Another helpful idea is independence in verification. If you verify an A I output by asking the same A I model again, you may get a different answer, but you do not necessarily get the truth. Independent verification means using a different source of truth, such as primary documentation, trusted logs, or a second human reviewer. Independence matters because it reduces the chance that the same failure mode repeats. In security, we value diverse evidence: one log source, one analyst, one tool is rarely enough to conclude something high-stakes. The same applies to A I-assisted workflows. If a model suggests that a piece of text is harmless, you might verify by checking known indicators or by consulting a reliable reference that is not generated by the model. If the model suggests that a code change is safe, you might verify with a static analysis tool and a peer review. Beginners should recognize that verification is not about arguing with the model; it is about grounding decisions in evidence that exists outside the model’s narrative. The model can propose, but the system and the humans must confirm.
Safe escalation rules are the second half of this episode, and they answer a simple question: when should the system stop and require a human decision. Escalation rules are essential because not every user is equally capable of verification, and not every situation has time for deep checking. Rules give clarity so that people do not have to guess when to slow down. For example, if a prompt includes sensitive personal data, the system might require a higher level of review before producing or storing an output. If a request involves changing access privileges, sending data externally, or modifying production systems, the system might require explicit human approval. If the model indicates uncertainty or conflicting evidence, that might trigger escalation. If the user requests something that is close to policy boundaries, the system might refuse and route to a human channel for legitimate requests. For beginners, escalation rules are like guardrails on a mountain road: you still drive, but the guardrails prevent a small steering mistake from turning into a cliff. The rules define where the cliffs are, and they make the safe path clearer.
Escalation rules must also address the risk of authority confusion, where the model’s output is treated like an official decision. In some environments, people may assume that if the tool said it is safe, it must be safe, and they may act without review. Escalation rules counter this by making it explicit that certain classes of decisions are human-owned. That means the system should not present A I outputs in a way that looks like a final approval for high-risk actions. Instead, it should present them as recommendations that require confirmation. This may feel like slowing down, but it is a deliberate tradeoff to reduce catastrophic mistakes. Beginners should also see that escalation rules protect the user. If a novice is unsure, the system should provide a safe pathway to ask for help rather than pushing them into risky action. In security, we want to reduce shame-based decision-making and encourage asking for review. Escalation rules normalize that behavior by making it part of the workflow.
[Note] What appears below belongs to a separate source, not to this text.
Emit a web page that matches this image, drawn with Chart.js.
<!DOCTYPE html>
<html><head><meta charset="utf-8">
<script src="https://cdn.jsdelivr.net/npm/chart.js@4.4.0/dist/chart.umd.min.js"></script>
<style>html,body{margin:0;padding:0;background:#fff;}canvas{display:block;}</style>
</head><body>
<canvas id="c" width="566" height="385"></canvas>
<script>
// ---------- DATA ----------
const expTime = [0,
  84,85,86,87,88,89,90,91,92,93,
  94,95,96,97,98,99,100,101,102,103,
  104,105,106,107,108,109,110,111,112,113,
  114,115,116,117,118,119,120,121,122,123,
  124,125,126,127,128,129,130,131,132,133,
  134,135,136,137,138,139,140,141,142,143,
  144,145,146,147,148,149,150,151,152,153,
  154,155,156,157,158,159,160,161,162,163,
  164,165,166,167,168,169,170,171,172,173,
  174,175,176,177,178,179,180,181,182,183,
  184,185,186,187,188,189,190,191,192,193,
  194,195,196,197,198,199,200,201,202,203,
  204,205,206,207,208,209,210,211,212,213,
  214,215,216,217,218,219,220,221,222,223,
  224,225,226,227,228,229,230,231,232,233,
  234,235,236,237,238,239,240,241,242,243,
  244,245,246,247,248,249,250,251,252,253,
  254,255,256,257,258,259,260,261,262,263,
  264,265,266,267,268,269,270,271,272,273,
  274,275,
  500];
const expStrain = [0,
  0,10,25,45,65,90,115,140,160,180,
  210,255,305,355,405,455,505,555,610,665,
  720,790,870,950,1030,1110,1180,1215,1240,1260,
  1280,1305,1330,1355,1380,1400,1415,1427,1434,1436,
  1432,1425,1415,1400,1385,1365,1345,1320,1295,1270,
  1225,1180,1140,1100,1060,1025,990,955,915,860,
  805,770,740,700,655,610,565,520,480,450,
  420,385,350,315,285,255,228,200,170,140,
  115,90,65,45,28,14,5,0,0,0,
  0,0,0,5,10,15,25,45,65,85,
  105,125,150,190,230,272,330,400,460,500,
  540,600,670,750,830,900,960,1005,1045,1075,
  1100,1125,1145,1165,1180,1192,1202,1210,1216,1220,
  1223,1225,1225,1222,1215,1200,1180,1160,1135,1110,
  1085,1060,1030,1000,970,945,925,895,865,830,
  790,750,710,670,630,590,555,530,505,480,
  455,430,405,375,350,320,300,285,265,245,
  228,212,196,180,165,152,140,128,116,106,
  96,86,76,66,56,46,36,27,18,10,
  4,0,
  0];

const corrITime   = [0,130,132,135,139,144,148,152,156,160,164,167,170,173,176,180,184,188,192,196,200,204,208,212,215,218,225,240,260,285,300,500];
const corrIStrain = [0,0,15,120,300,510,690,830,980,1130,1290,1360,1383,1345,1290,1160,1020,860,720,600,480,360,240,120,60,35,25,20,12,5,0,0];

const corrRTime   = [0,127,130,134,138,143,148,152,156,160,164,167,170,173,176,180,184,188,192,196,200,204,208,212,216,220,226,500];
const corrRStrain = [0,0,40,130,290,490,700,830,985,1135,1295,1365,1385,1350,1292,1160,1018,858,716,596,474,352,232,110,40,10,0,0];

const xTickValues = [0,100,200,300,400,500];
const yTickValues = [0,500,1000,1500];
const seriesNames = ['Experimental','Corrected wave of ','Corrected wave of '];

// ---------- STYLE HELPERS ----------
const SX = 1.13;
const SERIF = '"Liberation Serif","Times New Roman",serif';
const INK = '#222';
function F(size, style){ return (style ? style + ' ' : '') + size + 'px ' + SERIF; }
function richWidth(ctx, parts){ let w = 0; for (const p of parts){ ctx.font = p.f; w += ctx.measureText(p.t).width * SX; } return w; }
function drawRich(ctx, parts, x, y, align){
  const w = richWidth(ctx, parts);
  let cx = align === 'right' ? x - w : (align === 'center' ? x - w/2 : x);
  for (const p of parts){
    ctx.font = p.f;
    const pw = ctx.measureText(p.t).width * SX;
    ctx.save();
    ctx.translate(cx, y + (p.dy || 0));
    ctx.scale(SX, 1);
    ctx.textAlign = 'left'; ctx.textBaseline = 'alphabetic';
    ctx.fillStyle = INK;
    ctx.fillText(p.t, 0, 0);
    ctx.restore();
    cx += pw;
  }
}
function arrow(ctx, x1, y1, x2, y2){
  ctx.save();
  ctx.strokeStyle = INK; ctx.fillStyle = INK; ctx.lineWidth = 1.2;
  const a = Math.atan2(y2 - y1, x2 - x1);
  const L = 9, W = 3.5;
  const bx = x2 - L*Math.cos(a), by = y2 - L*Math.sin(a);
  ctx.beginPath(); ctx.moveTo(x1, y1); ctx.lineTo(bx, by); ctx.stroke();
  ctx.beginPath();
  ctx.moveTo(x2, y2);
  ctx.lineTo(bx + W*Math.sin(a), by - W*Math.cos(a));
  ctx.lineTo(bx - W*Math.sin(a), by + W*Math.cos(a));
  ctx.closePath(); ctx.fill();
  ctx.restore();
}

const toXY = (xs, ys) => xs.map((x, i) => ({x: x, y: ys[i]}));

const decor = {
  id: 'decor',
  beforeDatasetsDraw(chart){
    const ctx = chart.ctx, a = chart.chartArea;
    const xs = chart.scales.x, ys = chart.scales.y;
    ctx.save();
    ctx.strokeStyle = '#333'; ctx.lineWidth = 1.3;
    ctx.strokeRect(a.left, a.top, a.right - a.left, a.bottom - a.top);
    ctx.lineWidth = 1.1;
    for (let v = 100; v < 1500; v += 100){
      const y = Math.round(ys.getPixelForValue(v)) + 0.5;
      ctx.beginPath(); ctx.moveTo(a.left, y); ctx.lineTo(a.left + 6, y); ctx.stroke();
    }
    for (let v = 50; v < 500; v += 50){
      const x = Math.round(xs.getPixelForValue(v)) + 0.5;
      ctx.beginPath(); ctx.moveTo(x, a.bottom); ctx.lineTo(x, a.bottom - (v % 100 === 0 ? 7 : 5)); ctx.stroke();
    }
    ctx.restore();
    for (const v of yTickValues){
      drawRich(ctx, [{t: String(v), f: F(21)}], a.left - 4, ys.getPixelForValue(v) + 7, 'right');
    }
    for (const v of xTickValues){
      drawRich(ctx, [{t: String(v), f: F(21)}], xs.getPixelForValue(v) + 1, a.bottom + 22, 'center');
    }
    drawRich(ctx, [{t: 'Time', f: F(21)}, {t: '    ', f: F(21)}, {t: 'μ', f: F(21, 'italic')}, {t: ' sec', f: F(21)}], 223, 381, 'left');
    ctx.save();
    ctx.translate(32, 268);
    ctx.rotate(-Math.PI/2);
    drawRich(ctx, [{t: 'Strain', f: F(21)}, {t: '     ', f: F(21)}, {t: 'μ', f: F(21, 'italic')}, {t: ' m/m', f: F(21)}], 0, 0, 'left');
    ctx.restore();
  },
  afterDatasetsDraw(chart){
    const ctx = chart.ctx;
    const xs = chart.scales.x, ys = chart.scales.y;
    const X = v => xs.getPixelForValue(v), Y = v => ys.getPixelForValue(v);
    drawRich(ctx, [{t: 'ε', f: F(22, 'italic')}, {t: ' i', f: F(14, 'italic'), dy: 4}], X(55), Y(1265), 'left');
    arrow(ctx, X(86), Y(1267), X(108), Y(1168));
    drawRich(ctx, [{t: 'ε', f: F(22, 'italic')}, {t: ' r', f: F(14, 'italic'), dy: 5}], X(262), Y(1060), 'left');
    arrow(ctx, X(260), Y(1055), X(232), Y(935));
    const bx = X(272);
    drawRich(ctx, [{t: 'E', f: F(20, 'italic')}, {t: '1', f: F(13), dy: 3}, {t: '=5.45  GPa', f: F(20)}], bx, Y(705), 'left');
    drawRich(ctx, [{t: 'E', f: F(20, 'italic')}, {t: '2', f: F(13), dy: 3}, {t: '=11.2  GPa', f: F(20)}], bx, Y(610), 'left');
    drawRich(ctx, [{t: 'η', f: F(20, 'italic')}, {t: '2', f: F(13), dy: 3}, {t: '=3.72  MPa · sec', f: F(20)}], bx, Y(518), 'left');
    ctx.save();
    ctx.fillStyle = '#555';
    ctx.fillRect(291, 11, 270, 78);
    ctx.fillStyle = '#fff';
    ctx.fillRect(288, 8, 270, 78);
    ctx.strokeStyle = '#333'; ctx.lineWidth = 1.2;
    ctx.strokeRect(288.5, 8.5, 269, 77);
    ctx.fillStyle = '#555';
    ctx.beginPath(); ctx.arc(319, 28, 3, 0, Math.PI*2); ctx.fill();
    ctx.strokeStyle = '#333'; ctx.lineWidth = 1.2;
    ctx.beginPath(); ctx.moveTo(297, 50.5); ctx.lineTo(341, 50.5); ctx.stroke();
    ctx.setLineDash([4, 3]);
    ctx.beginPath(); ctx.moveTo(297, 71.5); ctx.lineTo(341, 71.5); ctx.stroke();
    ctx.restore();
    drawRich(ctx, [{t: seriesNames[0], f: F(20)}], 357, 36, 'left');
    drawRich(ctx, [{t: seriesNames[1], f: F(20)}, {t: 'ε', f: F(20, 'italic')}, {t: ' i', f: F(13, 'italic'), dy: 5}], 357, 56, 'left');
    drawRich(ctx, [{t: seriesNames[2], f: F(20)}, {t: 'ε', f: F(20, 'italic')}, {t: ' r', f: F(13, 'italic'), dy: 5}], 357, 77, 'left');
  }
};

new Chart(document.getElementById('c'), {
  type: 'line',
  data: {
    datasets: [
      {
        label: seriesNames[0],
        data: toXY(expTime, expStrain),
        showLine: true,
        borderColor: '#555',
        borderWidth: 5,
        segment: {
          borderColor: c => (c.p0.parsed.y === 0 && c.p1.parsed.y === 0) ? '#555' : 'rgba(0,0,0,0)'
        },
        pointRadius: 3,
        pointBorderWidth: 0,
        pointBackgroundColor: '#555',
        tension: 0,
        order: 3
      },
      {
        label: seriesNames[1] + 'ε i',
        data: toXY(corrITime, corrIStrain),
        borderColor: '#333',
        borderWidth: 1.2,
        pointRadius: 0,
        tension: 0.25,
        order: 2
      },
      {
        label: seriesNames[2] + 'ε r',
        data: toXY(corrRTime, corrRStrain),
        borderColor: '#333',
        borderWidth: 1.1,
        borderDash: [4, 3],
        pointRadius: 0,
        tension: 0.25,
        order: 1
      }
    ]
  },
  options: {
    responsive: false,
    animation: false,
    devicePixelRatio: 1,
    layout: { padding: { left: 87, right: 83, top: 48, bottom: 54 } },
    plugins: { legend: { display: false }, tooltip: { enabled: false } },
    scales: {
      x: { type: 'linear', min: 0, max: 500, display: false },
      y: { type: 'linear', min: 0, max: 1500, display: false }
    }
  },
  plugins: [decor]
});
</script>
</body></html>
Another practical way to reduce overreliance is to design the system to make uncertainty visible. This does not mean slapping a warning on everything; it means indicating when outputs are based on limited context, when multiple interpretations exist, and when verification is recommended. Earlier we discussed confidence signals and their limits, and overreliance is often fueled by false certainty. If a system is designed to always sound sure, humans will treat it as sure. A safer system is honest about limitations, especially when stakes are high. For example, it might call out assumptions explicitly, such as assuming a certain environment or assuming certain logs are complete. It might highlight gaps, like missing data sources or ambiguous indicators. This kind of transparency supports verification because it tells the human where to focus. Beginners should learn that a good security answer is not always the most confident-sounding answer; it is the answer that makes its reasoning and uncertainty legible. When uncertainty is visible, humans are less likely to overtrust.
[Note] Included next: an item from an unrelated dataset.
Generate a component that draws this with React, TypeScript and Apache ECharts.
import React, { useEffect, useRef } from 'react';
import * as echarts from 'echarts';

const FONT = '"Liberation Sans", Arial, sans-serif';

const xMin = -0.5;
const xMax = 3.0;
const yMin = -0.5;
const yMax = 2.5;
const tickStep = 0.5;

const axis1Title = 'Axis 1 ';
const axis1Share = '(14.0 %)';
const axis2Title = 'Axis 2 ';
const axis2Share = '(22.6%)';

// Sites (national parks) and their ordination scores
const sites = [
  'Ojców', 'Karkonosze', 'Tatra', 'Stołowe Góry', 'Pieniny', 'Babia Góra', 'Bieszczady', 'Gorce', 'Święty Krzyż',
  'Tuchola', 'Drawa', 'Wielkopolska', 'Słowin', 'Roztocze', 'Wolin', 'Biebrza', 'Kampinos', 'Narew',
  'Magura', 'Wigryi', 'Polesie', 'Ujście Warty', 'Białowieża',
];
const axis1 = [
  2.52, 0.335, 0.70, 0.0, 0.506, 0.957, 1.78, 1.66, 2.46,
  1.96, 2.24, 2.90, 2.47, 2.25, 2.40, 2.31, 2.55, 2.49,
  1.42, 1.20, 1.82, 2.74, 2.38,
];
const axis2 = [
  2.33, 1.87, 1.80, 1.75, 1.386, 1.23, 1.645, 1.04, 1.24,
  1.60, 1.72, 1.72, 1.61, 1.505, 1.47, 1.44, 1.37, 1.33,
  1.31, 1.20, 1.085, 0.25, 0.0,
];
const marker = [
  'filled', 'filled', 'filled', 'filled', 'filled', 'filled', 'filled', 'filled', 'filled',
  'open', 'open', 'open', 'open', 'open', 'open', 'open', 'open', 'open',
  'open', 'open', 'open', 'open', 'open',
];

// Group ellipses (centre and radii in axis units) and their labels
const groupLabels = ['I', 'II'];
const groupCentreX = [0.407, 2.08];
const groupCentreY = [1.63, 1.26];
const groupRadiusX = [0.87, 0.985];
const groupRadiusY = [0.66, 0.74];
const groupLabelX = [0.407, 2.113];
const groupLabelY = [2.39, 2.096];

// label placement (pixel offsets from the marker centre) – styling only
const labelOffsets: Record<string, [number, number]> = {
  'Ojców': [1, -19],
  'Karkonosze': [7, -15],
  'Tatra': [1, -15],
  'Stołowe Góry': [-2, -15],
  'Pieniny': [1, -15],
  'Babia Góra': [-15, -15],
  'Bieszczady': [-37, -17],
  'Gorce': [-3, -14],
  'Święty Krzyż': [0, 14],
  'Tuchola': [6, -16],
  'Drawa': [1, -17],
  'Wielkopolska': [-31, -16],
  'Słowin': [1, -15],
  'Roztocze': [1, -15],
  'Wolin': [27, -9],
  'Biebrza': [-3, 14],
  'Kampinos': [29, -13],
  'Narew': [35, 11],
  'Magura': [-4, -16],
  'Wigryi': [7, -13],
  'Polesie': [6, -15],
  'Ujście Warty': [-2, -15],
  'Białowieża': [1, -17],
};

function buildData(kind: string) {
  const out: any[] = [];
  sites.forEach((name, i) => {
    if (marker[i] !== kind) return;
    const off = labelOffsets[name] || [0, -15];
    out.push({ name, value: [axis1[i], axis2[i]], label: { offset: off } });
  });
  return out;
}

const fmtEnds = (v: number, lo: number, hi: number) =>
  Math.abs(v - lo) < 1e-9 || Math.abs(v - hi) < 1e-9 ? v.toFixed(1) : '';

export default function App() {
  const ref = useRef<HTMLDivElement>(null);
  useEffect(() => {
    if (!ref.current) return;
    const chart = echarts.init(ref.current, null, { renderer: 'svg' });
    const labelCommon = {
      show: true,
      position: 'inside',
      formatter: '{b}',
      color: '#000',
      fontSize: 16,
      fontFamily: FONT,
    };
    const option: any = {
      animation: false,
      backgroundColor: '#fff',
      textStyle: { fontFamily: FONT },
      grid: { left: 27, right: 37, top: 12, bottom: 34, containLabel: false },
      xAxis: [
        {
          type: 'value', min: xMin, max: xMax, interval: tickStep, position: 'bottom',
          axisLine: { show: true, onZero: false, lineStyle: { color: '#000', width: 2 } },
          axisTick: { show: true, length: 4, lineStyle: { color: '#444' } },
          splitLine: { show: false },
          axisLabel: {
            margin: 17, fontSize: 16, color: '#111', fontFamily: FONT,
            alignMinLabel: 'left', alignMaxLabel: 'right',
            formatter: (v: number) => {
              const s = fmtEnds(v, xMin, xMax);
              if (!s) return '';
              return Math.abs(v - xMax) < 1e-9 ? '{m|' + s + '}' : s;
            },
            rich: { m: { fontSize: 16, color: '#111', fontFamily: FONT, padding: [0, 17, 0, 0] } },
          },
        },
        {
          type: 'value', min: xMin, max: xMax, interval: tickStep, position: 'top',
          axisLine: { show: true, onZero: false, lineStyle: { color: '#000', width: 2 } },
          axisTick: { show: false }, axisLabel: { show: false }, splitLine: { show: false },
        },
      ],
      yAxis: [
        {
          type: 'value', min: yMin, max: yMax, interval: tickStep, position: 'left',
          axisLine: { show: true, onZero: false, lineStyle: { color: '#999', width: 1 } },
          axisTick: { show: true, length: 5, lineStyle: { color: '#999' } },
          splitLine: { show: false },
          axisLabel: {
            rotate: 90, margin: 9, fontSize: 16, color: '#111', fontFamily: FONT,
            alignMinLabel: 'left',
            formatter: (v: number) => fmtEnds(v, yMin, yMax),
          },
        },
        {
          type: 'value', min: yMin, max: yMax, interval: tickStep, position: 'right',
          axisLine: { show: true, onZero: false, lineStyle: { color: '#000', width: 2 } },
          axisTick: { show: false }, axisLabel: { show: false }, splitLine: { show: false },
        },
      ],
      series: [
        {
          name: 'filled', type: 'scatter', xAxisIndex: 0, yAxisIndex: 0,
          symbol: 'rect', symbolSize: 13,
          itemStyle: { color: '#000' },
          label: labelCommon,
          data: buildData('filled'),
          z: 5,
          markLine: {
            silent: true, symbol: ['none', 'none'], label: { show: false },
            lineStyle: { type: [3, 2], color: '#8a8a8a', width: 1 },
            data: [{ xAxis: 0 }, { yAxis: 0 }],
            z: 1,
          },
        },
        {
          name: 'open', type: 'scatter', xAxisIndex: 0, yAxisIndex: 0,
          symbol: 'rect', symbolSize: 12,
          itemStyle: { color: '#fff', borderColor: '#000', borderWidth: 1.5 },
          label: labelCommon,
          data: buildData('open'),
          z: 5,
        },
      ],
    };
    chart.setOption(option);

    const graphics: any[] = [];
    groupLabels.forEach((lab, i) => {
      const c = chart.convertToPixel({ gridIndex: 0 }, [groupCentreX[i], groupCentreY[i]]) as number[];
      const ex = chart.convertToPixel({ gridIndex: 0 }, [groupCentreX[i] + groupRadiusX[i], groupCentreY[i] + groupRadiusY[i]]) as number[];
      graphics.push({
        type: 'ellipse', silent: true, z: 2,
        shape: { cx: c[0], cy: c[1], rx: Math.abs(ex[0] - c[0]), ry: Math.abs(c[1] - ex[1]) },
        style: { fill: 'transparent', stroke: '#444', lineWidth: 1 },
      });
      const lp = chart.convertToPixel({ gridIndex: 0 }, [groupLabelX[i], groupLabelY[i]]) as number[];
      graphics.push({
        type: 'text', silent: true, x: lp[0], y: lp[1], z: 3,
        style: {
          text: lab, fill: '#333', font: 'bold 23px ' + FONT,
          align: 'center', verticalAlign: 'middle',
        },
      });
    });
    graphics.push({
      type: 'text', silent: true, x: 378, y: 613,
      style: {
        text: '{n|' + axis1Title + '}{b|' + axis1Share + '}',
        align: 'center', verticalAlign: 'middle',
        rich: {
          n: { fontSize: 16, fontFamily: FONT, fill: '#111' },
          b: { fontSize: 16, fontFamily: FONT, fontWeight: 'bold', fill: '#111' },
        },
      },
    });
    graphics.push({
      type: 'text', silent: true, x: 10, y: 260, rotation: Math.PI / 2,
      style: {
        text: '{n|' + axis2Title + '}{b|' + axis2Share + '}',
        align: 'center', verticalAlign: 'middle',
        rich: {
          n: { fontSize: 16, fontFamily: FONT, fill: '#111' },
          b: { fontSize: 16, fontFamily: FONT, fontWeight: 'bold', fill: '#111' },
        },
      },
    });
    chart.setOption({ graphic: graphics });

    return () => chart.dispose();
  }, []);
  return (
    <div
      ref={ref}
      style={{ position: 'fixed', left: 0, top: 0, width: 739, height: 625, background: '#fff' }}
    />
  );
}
Overreliance is also connected to automation, especially when A I systems are integrated with tools that can take actions. If an A I assistant can open tickets, block addresses, or change settings, then overreliance can turn into automatic changes that are hard to undo. The safer pattern is to treat A I as a recommender for actions rather than an autonomous actor for high-impact actions. That means the system can draft the change, explain the rationale, and propose the scope, but a human must confirm before execution. In lower-risk situations, you might allow more automation, but only with clear guardrails, such as limited scope, reversible actions, and strong logging. Beginners should understand that automation magnifies both speed and error. It can make good outcomes happen faster, but it can also make bad outcomes happen faster. Human verification loops and escalation rules are the brakes that keep automation from turning a small mistake into a widespread incident.
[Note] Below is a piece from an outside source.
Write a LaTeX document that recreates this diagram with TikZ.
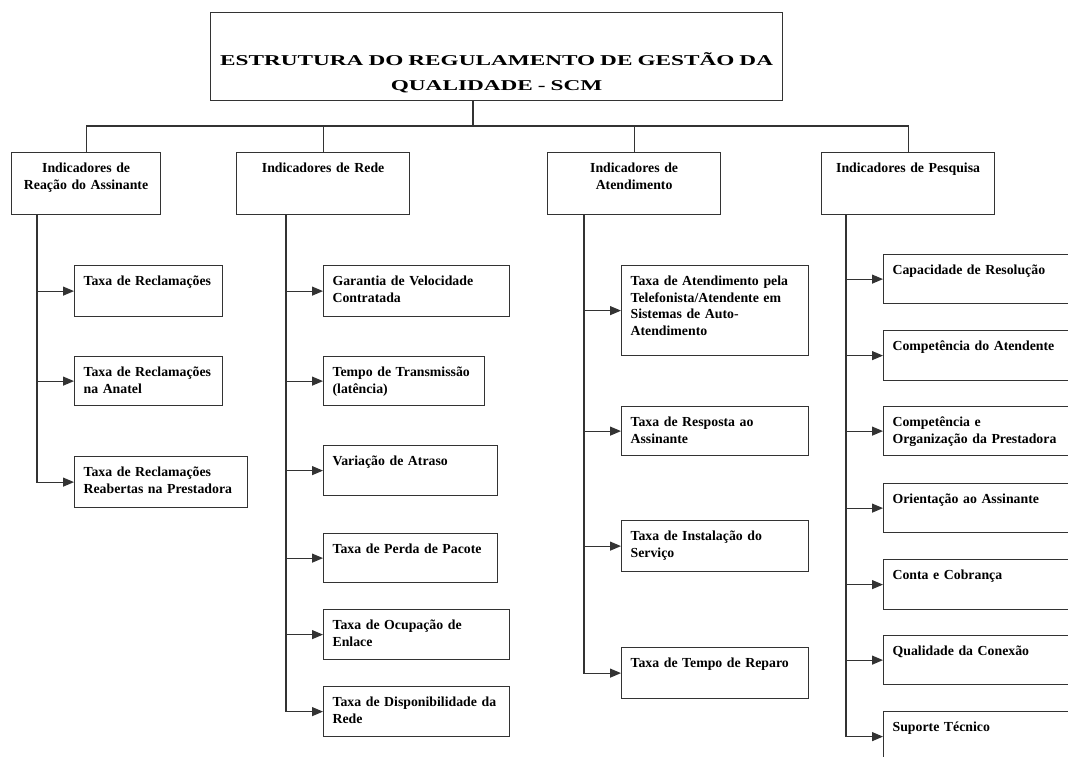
\documentclass[tikz,border=0pt]{standalone}
\usepackage{fontspec}
\setmainfont{Liberation Serif}
\newfontfamily\titlefont[FakeStretch=1.55]{Liberation Serif}
\usetikzlibrary{arrows.meta}

\begin{document}
\begin{tikzpicture}[
  x=1pt, y=-1pt,
  >={Triangle[length=11pt, width=9pt]},
  link/.style={line width=1.2pt, draw=black!80},
  conn/.style={->, line width=1.2pt, draw=black!80},
  titleBox/.style={
    draw=black!80, line width=1.2pt, anchor=north west, inner sep=0pt,
    align=center, text width=572pt, text height=53pt, text depth=35pt,
    font=\titlefont\bfseries\fontsize{15}{25}\selectfont
  },
  catBox/.style 2 args={
    draw=black!80, line width=1.2pt, anchor=north west, inner sep=0pt,
    align=center, text width=#1pt, text height=20pt, text depth=#2pt-20pt,
    font=\bfseries\fontsize{13.8}{16.8}\selectfont
  },
  leafBox/.style 2 args={
    draw=black!80, line width=1.2pt, anchor=north west, inner sep=0pt,
    align=left, text width=#1pt, text height=20pt, text depth=#2pt-20pt,
    execute at begin node={\leftskip=9pt},
    font=\bfseries\fontsize{13.8}{16.5}\selectfont
  }
]
\clip (0,0) rectangle (1068,756);

% --- Titulo ---
\node[titleBox] (title) at (210,12)
  {ESTRUTURA DO REGULAMENTO DE GESTÃO DA\\QUALIDADE - SCM};

% --- Grupos de indicadores ---
\node[catBox={149}{62}] (A) at (11,152)  {Indicadores de\\Reação do Assinante};
\node[catBox={173}{62}] (B) at (236,152) {Indicadores de Rede};
\node[catBox={173}{62}] (C) at (547,152) {Indicadores de\\Atendimento};
\node[catBox={173}{62}] (D) at (821,152) {Indicadores de Pesquisa};

% --- Reacao do assinante ---
\node[leafBox={148}{51}] (A1) at (74,265) {Taxa de Reclamações};
\node[leafBox={148}{49}] (A2) at (74,356) {Taxa de Reclamações\\na Anatel};
\node[leafBox={173}{51}] (A3) at (74,456) {Taxa de Reclamações\\Reabertas na Prestadora};

% --- Rede ---
\node[leafBox={186}{51}] (B1) at (323,265) {Garantia de Velocidade\\Contratada};
\node[leafBox={161}{49}] (B2) at (323,356) {Tempo de Transmissão\\(latência)};
\node[leafBox={174}{50}] (B3) at (323,445) {Variação de Atraso};
\node[leafBox={174}{49}] (B4) at (323,533) {Taxa de Perda de Pacote};
\node[leafBox={186}{50}] (B5) at (323,609) {Taxa de Ocupação de\\Enlace};
\node[leafBox={186}{50}] (B6) at (323,686) {Taxa de Disponibilidade da\\Rede};

% --- Atendimento ---
\node[leafBox={187}{90}] (C1) at (621,265)
  {Taxa de Atendimento pela\\Telefonista/Atendente em\\Sistemas de Auto-\\Atendimento};
\node[leafBox={187}{49}] (C2) at (621,406) {Taxa de Resposta ao\\Assinante};
\node[leafBox={187}{51}] (C3) at (621,520) {Taxa de Instalação do\\Serviço};
\node[leafBox={187}{51}] (C4) at (621,647) {Taxa de Tempo de Reparo};

% --- Pesquisa ---
\node[leafBox={200}{49}] (D1) at (883,254) {Capacidade de Resolução};
\node[leafBox={200}{50}] (D2) at (883,330) {Competência do Atendente};
\node[leafBox={200}{49}] (D3) at (883,406) {Competência e\\Organização da Prestadora};
\node[leafBox={200}{49}] (D4) at (883,483) {Orientação ao Assinante};
\node[leafBox={200}{50}] (D5) at (883,559) {Conta e Cobrança};
\node[leafBox={200}{49}] (D6) at (883,635) {Qualidade da Conexão};
\node[leafBox={200}{50}] (D7) at (883,711) {Suporte Técnico};

% --- Ligacoes do titulo ---
\coordinate (bus) at (473,126);
\draw[link] (title.south -| bus) -- (bus);
\foreach \n in {A,B,C,D}{
  \draw[link] (bus) -| (\n.north);
}

% --- Setas para os indicadores ---
\foreach \k in {1,2,3}{
  \draw[conn] ([xshift=26pt]A.south west) |- (A\k.west);
}
\foreach \k in {1,...,6}{
  \draw[conn] ([xshift=50pt]B.south west) |- (B\k.west);
}
\foreach \k in {1,...,4}{
  \draw[conn] ([xshift=37pt]C.south west) |- (C\k.west);
}
\foreach \k in {1,...,7}{
  \draw[conn] ([xshift=25pt]D.south west) |- (D\k.west);
}

\end{tikzpicture}
\end{document}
It is also useful to consider how to train people to participate in verification loops effectively. Beginners may not know what good verification looks like, so the system can support them by providing check prompts, like asking them to confirm key facts or to review a summary against the source. This is not a list the user must follow every time, but a gentle structure that builds skill over time. The system can also teach by example, such as demonstrating how to cite evidence from logs or how to distinguish assumptions from observed facts. Over time, users learn to treat A I outputs as starting points rather than endpoints. This creates a healthier relationship where the model accelerates thinking but does not replace thinking. For beginners, this is empowering because it builds competence instead of dependency. If the tool is designed to make users stronger, overreliance decreases naturally because users develop the habit of checking and reasoning. A secure system is one that improves human judgment, not one that bypasses it.
To close, overreliance risk is the tendency for humans to treat A I outputs as automatically correct or safe, and it becomes a serious operational risk when outputs influence security decisions, data handling, or system changes. Human verification loops reduce this risk by building structured review steps into workflows, focusing verification on high-risk claims, assumptions, and actions, and using independent sources of truth rather than relying on the model to self-validate. Safe escalation rules define when the system must stop and require human oversight, especially for sensitive data, high-impact actions, ambiguous situations, and boundary cases. Designing for visible uncertainty, avoiding presenting A I outputs as final authority, and constraining automation for high-risk operations further reduces reliance on fluency and increases reliance on evidence. The beginner mindset to carry forward is that A I should accelerate careful work, not replace it, and that good security depends on disciplined decision-making even when a tool makes fast answers feel effortless. When you build verification and escalation into the process, you keep A I helpful while preventing it from quietly becoming the single point of failure.